:: RECORDS FOR PROCESSING

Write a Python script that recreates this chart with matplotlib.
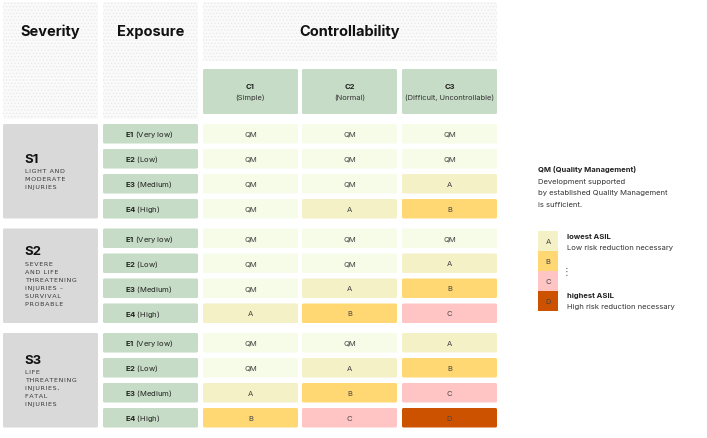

::::
:: RECORDS FOR PROCESSING

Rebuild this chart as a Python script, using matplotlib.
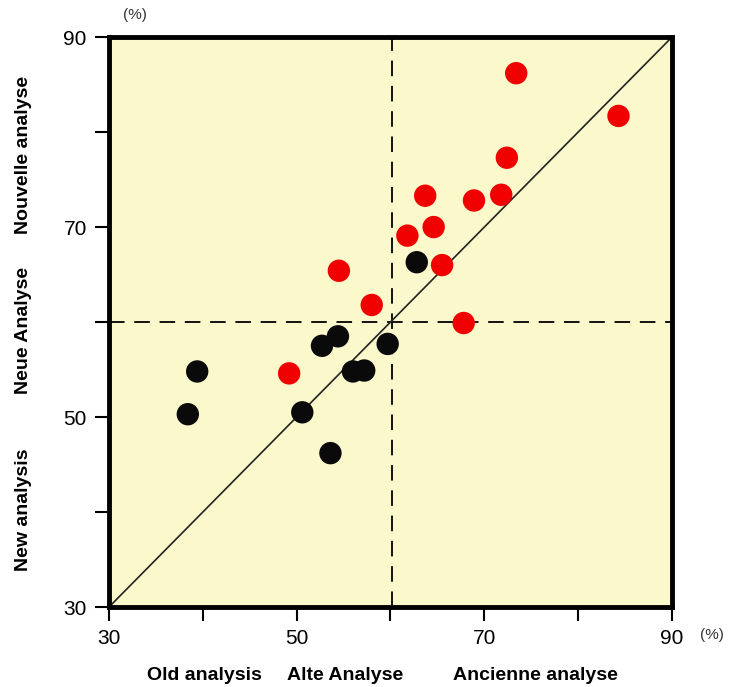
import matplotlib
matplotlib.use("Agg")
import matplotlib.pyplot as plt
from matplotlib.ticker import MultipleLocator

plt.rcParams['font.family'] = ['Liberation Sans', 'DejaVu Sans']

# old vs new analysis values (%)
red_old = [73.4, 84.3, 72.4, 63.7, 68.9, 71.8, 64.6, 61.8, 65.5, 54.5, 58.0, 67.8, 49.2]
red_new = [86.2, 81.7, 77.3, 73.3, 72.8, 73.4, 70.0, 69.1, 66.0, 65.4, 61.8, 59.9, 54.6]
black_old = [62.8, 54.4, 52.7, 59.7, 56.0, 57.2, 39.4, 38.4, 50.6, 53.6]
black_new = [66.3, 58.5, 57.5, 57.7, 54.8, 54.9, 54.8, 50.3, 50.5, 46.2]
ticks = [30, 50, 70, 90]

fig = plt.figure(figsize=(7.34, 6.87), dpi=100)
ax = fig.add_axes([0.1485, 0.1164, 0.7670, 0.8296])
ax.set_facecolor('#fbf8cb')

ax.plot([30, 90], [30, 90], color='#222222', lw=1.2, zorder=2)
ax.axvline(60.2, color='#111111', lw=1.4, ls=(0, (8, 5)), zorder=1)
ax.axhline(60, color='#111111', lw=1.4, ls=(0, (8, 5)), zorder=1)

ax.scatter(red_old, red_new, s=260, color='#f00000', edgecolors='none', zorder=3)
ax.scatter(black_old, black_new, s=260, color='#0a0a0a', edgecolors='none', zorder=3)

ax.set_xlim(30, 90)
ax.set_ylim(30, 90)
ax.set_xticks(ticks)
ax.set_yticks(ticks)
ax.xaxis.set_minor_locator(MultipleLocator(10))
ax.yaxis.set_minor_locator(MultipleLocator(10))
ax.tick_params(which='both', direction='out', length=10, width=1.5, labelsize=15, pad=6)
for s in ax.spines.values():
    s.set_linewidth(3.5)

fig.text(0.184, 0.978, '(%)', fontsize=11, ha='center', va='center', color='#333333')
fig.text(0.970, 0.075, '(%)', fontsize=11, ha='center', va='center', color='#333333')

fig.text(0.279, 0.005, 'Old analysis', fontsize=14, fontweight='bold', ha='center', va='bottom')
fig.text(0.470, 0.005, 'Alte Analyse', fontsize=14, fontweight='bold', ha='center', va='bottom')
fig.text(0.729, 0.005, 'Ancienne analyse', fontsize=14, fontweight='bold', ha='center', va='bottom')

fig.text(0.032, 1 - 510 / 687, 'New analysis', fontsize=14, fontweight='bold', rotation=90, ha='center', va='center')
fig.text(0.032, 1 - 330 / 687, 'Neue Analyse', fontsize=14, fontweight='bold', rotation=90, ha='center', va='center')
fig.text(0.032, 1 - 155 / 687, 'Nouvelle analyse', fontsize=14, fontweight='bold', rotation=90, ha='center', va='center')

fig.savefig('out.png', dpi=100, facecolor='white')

::::

Go through the material and select each line with the string "matplotlib" in it.

Write a Python script that recreates this chart with matplotlib.
Rebuild this chart as a Python script, using matplotlib.
import matplotlib
matplotlib.use("Agg")
import matplotlib.pyplot as plt
from matplotlib.ticker import MultipleLocator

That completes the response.